Musk insinuated yesterday that Trump was withholding files related to the disgraced financier Jeffrey Epstein’s sex trafficking ring because they implicated the president.
How did Trump and Epstein really know each other?
JD Vance, the vice-president, has pushed back on claims that Trump’s feud with Musk was rash or ill-planned.
“There are many lies the corporate media tells about President Trump. One of the most glaring is that he’s impulsive or short-tempered,” Vance wrote on X. “Anyone who has seen him operate under pressure knows that’s ridiculous. It’s (maybe) the single biggest disconnect between fake media perception and reality.”
Late on Thursday night, Vance voiced his support for the president in his battle with Musk, saying he was “proud to stand beside him”.
Trump is planning to sell off or give away the red Tesla Model S that he bought from Elon Musk after he showcased five of his vehicles at the White House in March, according to Fox News.

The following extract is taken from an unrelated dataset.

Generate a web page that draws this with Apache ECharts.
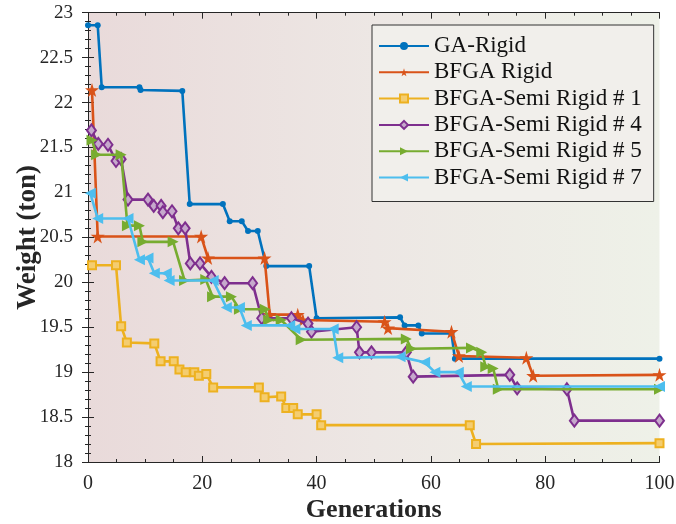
<!DOCTYPE html>
<html>
<head>
<meta charset="utf-8">
<script src="https://cdn.jsdelivr.net/npm/echarts@6/dist/echarts.min.js"></script>
<style>html,body{margin:0;padding:0;background:#fff;}#c{width:676px;height:524px;}</style>
</head>
<body>
<div id="c"></div>
<script>
// ---- data ----
const seriesNames = ['GA-Rigid', 'BFGA Rigid', 'BFGA-Semi Rigid # 1', 'BFGA-Semi Rigid # 4', 'BFGA-Semi Rigid # 5', 'BFGA-Semi Rigid # 7'];
const xTicks = [0, 20, 40, 60, 80, 100];
const yTicks = [18, 18.5, 19, 19.5, 20, 20.5, 21, 21.5, 22, 22.5, 23];

const gaX = [0, 1.7, 2.4, 9.0, 9.2, 16.5, 17.8, 23.6, 24.8, 26.9, 28.0, 29.7, 31.2, 38.7, 40.0, 54.6, 55.4, 57.8, 58.4, 63.6, 64.2, 100];
const gaY = [22.86, 22.86, 22.17, 22.17, 22.14, 22.13, 20.87, 20.87, 20.68, 20.68, 20.57, 20.57, 20.18, 20.18, 19.6, 19.61, 19.52, 19.52, 19.43, 19.43, 19.15, 19.15];

const bfX = [0.7, 1.7, 19.8, 21.0, 30.9, 31.8, 36.7, 37.6, 51.9, 52.5, 63.6, 64.9, 76.7, 77.9, 100];
const bfY = [22.14, 20.51, 20.51, 20.27, 20.27, 19.64, 19.64, 19.58, 19.56, 19.49, 19.45, 19.18, 19.16, 18.96, 18.97];

const s1X = [0.7, 4.9, 5.8, 6.8, 11.6, 12.7, 15.0, 16.0, 17.1, 18.6, 19.4, 20.7, 21.9, 29.9, 30.9, 33.8, 34.7, 35.9, 36.7, 40.0, 40.8, 66.8, 67.9, 100];
const s1Y = [20.19, 20.19, 19.51, 19.33, 19.32, 19.12, 19.12, 19.03, 19.0, 19.0, 18.96, 18.98, 18.83, 18.83, 18.72, 18.73, 18.6, 18.6, 18.53, 18.53, 18.41, 18.41, 18.2, 18.21];

const s4X = [0.6, 1.8, 3.5, 4.9, 5.8, 7.0, 10.5, 11.5, 12.8, 13.1, 14.7, 15.8, 17.0, 17.9, 19.6, 21.6, 23.9, 28.8, 30.4, 35.6, 38.5, 39.1, 47.0, 47.5, 49.6, 55.7, 56.9, 73.8, 75.1, 83.8, 85.1, 100];
const s4Y = [21.69, 21.54, 21.53, 21.35, 21.37, 20.92, 20.92, 20.85, 20.85, 20.78, 20.79, 20.6, 20.6, 20.21, 20.21, 20.06, 19.99, 19.99, 19.6, 19.6, 19.54, 19.45, 19.5, 19.22, 19.22, 19.22, 18.95, 18.97, 18.82, 18.81, 18.46, 18.46];

const s5X = [0.7, 1.5, 5.8, 6.9, 9.0, 9.6, 14.9, 16.9, 20.6, 21.8, 25.1, 26.5, 31.0, 31.6, 33.8, 37.3, 55.7, 56.6, 67.1, 68.9, 69.6, 70.9, 71.8, 100];
const s5Y = [21.58, 21.42, 21.42, 20.63, 20.63, 20.45, 20.45, 20.02, 20.03, 19.84, 19.84, 19.7, 19.7, 19.58, 19.58, 19.36, 19.37, 19.26, 19.27, 19.22, 19.06, 19.04, 18.81, 18.81];

const s7X = [0.4, 1.7, 7.0, 9.0, 10.5, 11.6, 13.7, 14.2, 21.9, 24.2, 26.5, 27.7, 35.3, 36.2, 42.9, 43.7, 54.6, 58.9, 60.7, 64.8, 66.2, 100];
const s7Y = [20.99, 20.71, 20.71, 20.25, 20.27, 20.1, 20.1, 20.02, 20.02, 19.72, 19.72, 19.52, 19.52, 19.48, 19.48, 19.16, 19.17, 19.11, 19.0, 19.0, 18.84, 18.84];

// ---- build ----
const zip = (xs, ys) => xs.map((x, i) => [x, ys[i]]);
const FONT = 'Liberation Serif';
const AX = '#262626';
const star = 'path://M50,0 L61,35 L98,35 L68,57 L79,91 L50,70 L21,91 L32,57 L2,35 L39,35 Z';

const defs = [
  {x: gaX, y: gaY, color: '#0072BD', symbol: 'circle', size: 6, fill: '#0072BD'},
  {x: bfX, y: bfY, color: '#D95319', symbol: star, size: 14, fill: '#D95319'},
  {x: s1X, y: s1Y, color: '#EDB120', symbol: 'rect', size: 8, fill: '#f4cd70'},
  {x: s4X, y: s4Y, color: '#7E2F8E', symbol: 'diamond', size: [9, 12], fill: '#c6a9cc'},
  {x: s5X, y: s5Y, color: '#77AC30', symbol: 'triangle', size: 11, fill: '#77AC30', rot: -90},
  {x: s7X, y: s7Y, color: '#4DBEEE', symbol: 'triangle', size: 11, fill: '#4DBEEE', rot: 90}
];

const series = defs.map((d, i) => ({
  name: seriesNames[i],
  type: 'line',
  xAxisIndex: 0, yAxisIndex: 0,
  data: zip(d.x, d.y),
  symbol: d.symbol,
  symbolSize: d.size,
  symbolRotate: d.rot || 0,
  showAllSymbol: true,
  lineStyle: {color: d.color, width: 2.6},
  itemStyle: {color: d.fill, borderColor: d.color, borderWidth: (i === 2 || i === 3) ? 2 : 0},
  emphasis: {disabled: true},
  animation: false,
  z: 2 + i
}));

const tickStyle = {
  axisLine: {show: true, lineStyle: {color: AX, width: 1}},
  axisTick: {show: true, inside: true, length: 6, lineStyle: {color: AX}},
  splitLine: {show: false}
};

const chart = echarts.init(document.getElementById('c'), null, {renderer: 'canvas'});
chart.setOption({
  animation: false,
  backgroundColor: '#ffffff',
  grid: {
    left: 88, right: 16.5, top: 12.7, bottom: 62,
    outerBoundsMode: 'none',
    containLabel: false,
    show: true, borderWidth: 0,
    backgroundColor: new echarts.graphic.LinearGradient(0, 0, 1, 0, [
      {offset: 0, color: '#e9dada'},
      {offset: 0.5, color: '#ede7e4'},
      {offset: 1, color: '#eef1e8'}
    ])
  },
  legend: {
    orient: 'vertical',
    left: 372, top: 25,
    padding: [9, 12, 12, 6],
    itemGap: 2.3,
    itemWidth: 50, itemHeight: 10,
    borderColor: '#333', borderWidth: 1,
    backgroundColor: '#f1efeb',
    textStyle: {fontFamily: FONT, fontSize: 23, color: '#111', lineHeight: 24},
    data: seriesNames
  },
  xAxis: [
    Object.assign({
      type: 'value', position: 'bottom', min: 0, max: 100, interval: 20,
      minorTick: {show: true, splitNumber: 4, length: 3, lineStyle: {color: AX}},
      axisLabel: {fontFamily: FONT, fontSize: 20, color: AX, margin: 12,
        formatter: v => xTicks.includes(v) ? String(v) : ''},
      name: 'Generations', nameLocation: 'middle', nameGap: 35,
      nameMoveOverlap: false,
      nameTextStyle: {fontFamily: FONT, fontSize: 26, fontWeight: 'bold', color: AX}
    }, tickStyle),
    Object.assign({
      type: 'value', position: 'top', min: 0, max: 100, interval: 20,
      minorTick: {show: true, splitNumber: 4, length: 3, lineStyle: {color: AX}},
      axisLabel: {show: false}
    }, tickStyle)
  ],
  yAxis: [
    Object.assign({
      type: 'value', position: 'left', min: 18, max: 23, interval: 0.5,
      minorTick: {show: true, splitNumber: 5, length: 3, lineStyle: {color: AX}},
      axisLabel: {fontFamily: FONT, fontSize: 19, color: AX, margin: 15,
        formatter: v => yTicks.includes(v) ? String(v) : ''},
      name: 'Weight (ton)', nameLocation: 'middle', nameGap: 46,
      nameMoveOverlap: false,
      nameTextStyle: {fontFamily: FONT, fontSize: 27, fontWeight: 'bold', color: AX}
    }, tickStyle),
    Object.assign({
      type: 'value', position: 'right', min: 18, max: 23, interval: 0.5,
      minorTick: {show: true, splitNumber: 5, length: 3, lineStyle: {color: AX}},
      axisLabel: {show: false}
    }, tickStyle)
  ],
  series: series
});
</script>
</body>
</html>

Trump said he paid by cheque for the car, which has been visible in the car park at the White House complex and was used by various members of his staff.

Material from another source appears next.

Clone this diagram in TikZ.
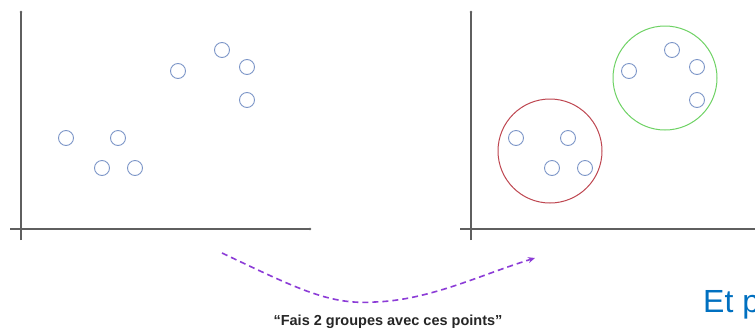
\documentclass[tikz,border=0pt]{standalone}
\usepackage{fontspec}
\setmainfont{Liberation Sans}
\usetikzlibrary{arrows.meta}
\definecolor{ptcol}{RGB}{125,150,200}
\definecolor{axcol}{RGB}{95,95,95}
\definecolor{redc}{RGB}{190,70,80}
\definecolor{greenc}{RGB}{110,210,100}
\definecolor{arrc}{RGB}{140,60,215}
\definecolor{blued}{RGB}{0,112,192}
\begin{document}
\begin{tikzpicture}[x=1pt,y=-1pt,
  pt/.style={circle,draw=ptcol,line width=0.9pt,minimum size=15pt,inner sep=0pt},
  axis/.style={draw=axcol,line width=1.1pt},
  grp/.style={circle,line width=1pt,inner sep=0pt,minimum size=104pt}]
\useasboundingbox (0,0) rectangle (755,330);
\fill[white] (0,0) rectangle (755,330);
% left axes
\coordinate (ly1) at (21,12); \coordinate (ly2) at (21,240);
\coordinate (lx1) at (10,229); \coordinate (lx2) at (310,229);
\draw[axis] (ly2) -- (ly1);
\fill[axcol] (ly1) circle (1.3);
\draw[axis] (lx1) -- (lx2);
\fill[axcol] (lx2) circle (1.3);
% left points
\node[pt] (a1) at (66,138) {};
\node[pt] (a2) at (118,138) {};
\node[pt] (a3) at (102,168) {};
\node[pt] (a4) at (135,168) {};
\node[pt] (a5) at (178,71) {};
\node[pt] (a6) at (222,50) {};
\node[pt] (a7) at (247,67) {};
\node[pt] (a8) at (247,100) {};
% right axes
\coordinate (ry1) at (471,12); \coordinate (ry2) at (471,240);
\coordinate (rx1) at (460,229); \coordinate (rx2) at (755,229);
\draw[axis] (ry2) -- (ry1);
\fill[axcol] (ry1) circle (1.3);
\draw[axis] (rx1) -- (rx2);
% right points
\node[pt] (b1) at (516,138) {};
\node[pt] (b2) at (568,138) {};
\node[pt] (b3) at (552,168) {};
\node[pt] (b4) at (585,168) {};
\node[pt] (b5) at (629,71) {};
\node[pt] (b6) at (672,50) {};
\node[pt] (b7) at (697,67) {};
\node[pt] (b8) at (697,100) {};
% groups
\node[grp,draw=redc] (g1) at (550,151) {};
\node[grp,draw=greenc] (g2) at (665,78) {};
% arrow
\coordinate (s) at (222,253);
\coordinate (e) at (535,258);
\draw[arrc,line width=1.6pt,dash pattern=on 6pt off 4pt,-{Stealth[length=7pt,width=6pt]}]
  (s) .. controls (300,290) and (330,305) .. (375,302)
      .. controls (430,300) and (480,275) .. (e);
\node[font=\bfseries\fontsize{14.5}{16}\selectfont,text=black!85] (t) at (388,322) {“Fais 2 groupes avec ces points”};
\node[font=\fontsize{32}{36}\selectfont,text=blued,anchor=base west,inner sep=0pt] (et) at (703,312) {Et p};
\end{tikzpicture}
\end{document}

“The one I like is that one and I want the same colour,” he said, pointing at the model during an event on March 11 that drew alarm at a sitting president using the trappings of office to promote a private company. The Model S is listed on the Tesla website for $73,490, or $88,490 for the all-wheel-drive Model S Plaid.
Trump has torn down every opponent who has stood in the way of his political ambitions. In Musk, he may have met his match.
The formidable powers that these two American titans can bring to bear in a full-throated feud suggest that a truce is the most sensible outcome. But sense was in short supply during a pyrotechnic clash of planetary-sized egos this week that may have ramifications far beyond terrestrial confines and reach into both men’s ambitions to conquer space.
Trump will not be speaking to Musk for a while, CNN reported after speaking to the president, dampening speculation of a potential peace-making call today.
“I am not even thinking about Elon. He’s got a problem,” Trump told the broadcaster in a phone call, it reported. But he “wishes Elon well”, CNN reported.
President Trump has shown little interest in responding to Elon Musk’s overtures to reach a truce. The two men torched their previously close relationship in a few short hours on Thursday in an escalating war of words conducted on their social media networks Truth Social and X.
Musk is said to have sought a phone call with Trump to try to smooth over their differences. However, Trump told ABC News’s Jonathan Karl that he was “not particularly interested” in speaking to Musk and that the South African-born billionaire was “a man who lost his mind”.